YOUR GOAL
Include the line containing "from matplotlib.patches import Rectangle" and all lines before it, repeated exactly from the listing below, without pictures.

SUPPLIED DATA

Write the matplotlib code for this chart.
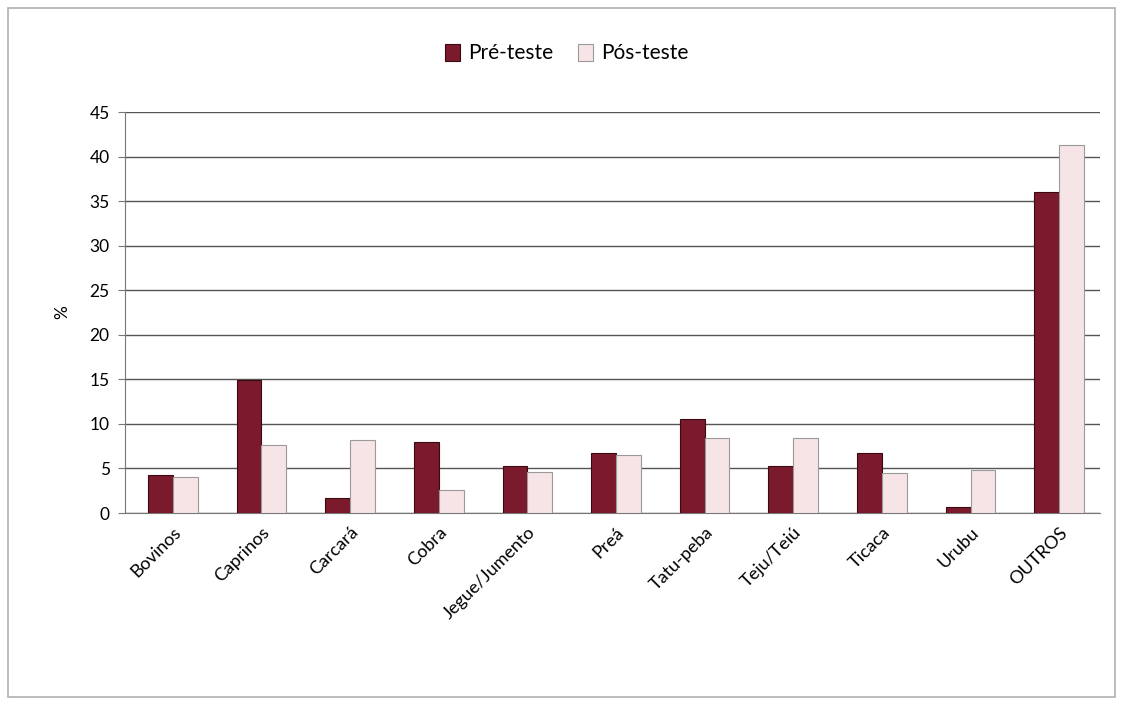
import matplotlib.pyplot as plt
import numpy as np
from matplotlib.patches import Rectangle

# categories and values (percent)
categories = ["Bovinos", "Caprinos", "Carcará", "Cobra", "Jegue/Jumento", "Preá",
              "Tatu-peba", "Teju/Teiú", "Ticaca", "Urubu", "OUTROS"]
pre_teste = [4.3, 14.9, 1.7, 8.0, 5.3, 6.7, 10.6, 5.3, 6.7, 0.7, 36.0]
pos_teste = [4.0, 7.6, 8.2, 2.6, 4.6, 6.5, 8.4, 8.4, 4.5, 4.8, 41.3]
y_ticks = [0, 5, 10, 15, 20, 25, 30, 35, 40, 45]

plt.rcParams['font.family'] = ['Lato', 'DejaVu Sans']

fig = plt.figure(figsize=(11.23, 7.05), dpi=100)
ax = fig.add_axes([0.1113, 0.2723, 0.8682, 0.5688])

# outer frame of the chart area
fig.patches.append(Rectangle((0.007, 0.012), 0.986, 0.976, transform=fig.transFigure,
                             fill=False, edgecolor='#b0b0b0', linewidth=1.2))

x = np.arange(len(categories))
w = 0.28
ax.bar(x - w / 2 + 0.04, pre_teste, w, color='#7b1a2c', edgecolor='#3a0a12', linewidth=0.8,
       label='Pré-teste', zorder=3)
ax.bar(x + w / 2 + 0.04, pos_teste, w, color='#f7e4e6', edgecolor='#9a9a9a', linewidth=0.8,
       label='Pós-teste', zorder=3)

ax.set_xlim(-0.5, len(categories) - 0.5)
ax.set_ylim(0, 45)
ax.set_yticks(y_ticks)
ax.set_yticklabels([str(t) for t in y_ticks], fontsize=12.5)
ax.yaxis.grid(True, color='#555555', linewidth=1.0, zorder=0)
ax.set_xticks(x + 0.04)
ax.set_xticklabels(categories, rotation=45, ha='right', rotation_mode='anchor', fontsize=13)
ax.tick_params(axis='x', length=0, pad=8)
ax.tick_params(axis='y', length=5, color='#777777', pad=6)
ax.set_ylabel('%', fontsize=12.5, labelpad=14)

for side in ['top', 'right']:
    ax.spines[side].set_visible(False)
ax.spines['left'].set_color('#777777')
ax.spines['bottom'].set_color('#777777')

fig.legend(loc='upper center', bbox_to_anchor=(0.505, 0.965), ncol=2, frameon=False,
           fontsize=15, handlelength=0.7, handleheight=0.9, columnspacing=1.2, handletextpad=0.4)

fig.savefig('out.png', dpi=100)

WRITTEN SOLUTION
Write the matplotlib code for this chart.
import matplotlib.pyplot as plt
import numpy as np
from matplotlib.patches import Rectangle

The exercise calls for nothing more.